What essential characteristic sets humans apart from the roughly 8.7 million plant and animal species? Though we are relatively large and mobile, we still lack many of the generally impressive physical attributes in bigger primates, whether it be more durable skin, larger teeth, or higher muscle density. The brain is the obvious reason, but the most important thing is what it gives us: the ability to communicate with one another.
Communication is not a trait unseen in the rest of nature’s creatures. However, communities have been the driving force for thousands and thousands of years of our survival. To this day, they exist as something one can rely on during the most difficult times.
Communities are present in the modern-day U.S. wherever you look. They could be a small neighborhood in one’s hometown, the fanbase of a basketball team, or even a group of like-minded professionals looking for collaboration within a specific industry.
The latter has recently been an emerging phenomenon within the American agricultural sector, as farmers and consumers within a similar radius have begun opting into community-supported agriculture (CSA) to bolster the local supply chains and ensure fresh produce for all.
The philosophy, pioneered in the 1920s that later came to international fruition in Japan by the 1960s, has finally started to gain mainstream recognition as a legitimate supply chain alternative to the global trade status quo.
“We’re late to the party,” said Symbria Patterson, who operates Red Acre Farm in Cedar City, UT. “This movement has been around a long time, and it’s grown and evolved around the country, and we’re just getting started.”

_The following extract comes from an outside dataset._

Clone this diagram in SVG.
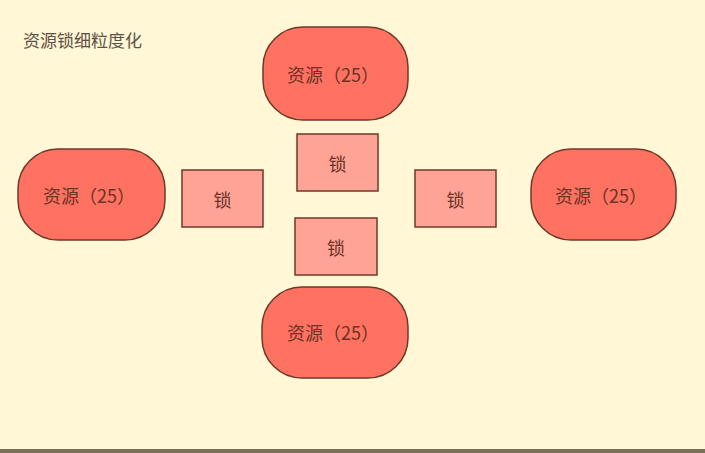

CSA as a concept is pretty simple. It is centered around consumers within a local community investing in nearby farms by buying “shares.” This investment is more akin to a membership or subscription than legitimate stock ownership, where a monthly financial commitment entitles the customer to a once-a-week supply of produce from the area farm. The customer gets guaranteed fresh and nutrient-dense produce from a supplier they know. The relationship adds the benefit of seasonal variety that they might not otherwise have. On the other side, the farmers get a more reliable cash flow and can make adjustments based on community needs and expectations before planting seeds.
CSA communities follow that rough blueprint, although no strict or uniform organizational structure exists. Certain communities will follow the above approach, where customers either pick up or receive a pre-sorted container of produce. There is also the market-based approach, where CSA setups operate similarly to a conventional farmer’s market.
With a CSA membership, customers can peruse weekly offerings as they see fit, a practice that eliminates waste that would otherwise come from unwanted produce. Others operate using a blend of existing systems and produce additional farm-based goods like eggs, bread, and cuts of meat.
There are more than 2,500 CSA communities in the U.S. today, a significant uptick from the earliest American instances in 1980s Massachusetts.
While maintaining a stable supply of produce is the primary goal of these organizations, they offer a host of other opportunities for community-based education on sustainable agricultural practices, real-time consumer feedback for farmers, and more.
For independent producers like Patterson, what was once a significant departure from tradition has now become an absolute way of life. “Our position is if you can feed yourself and your neighbor, you can feed the world,” she said.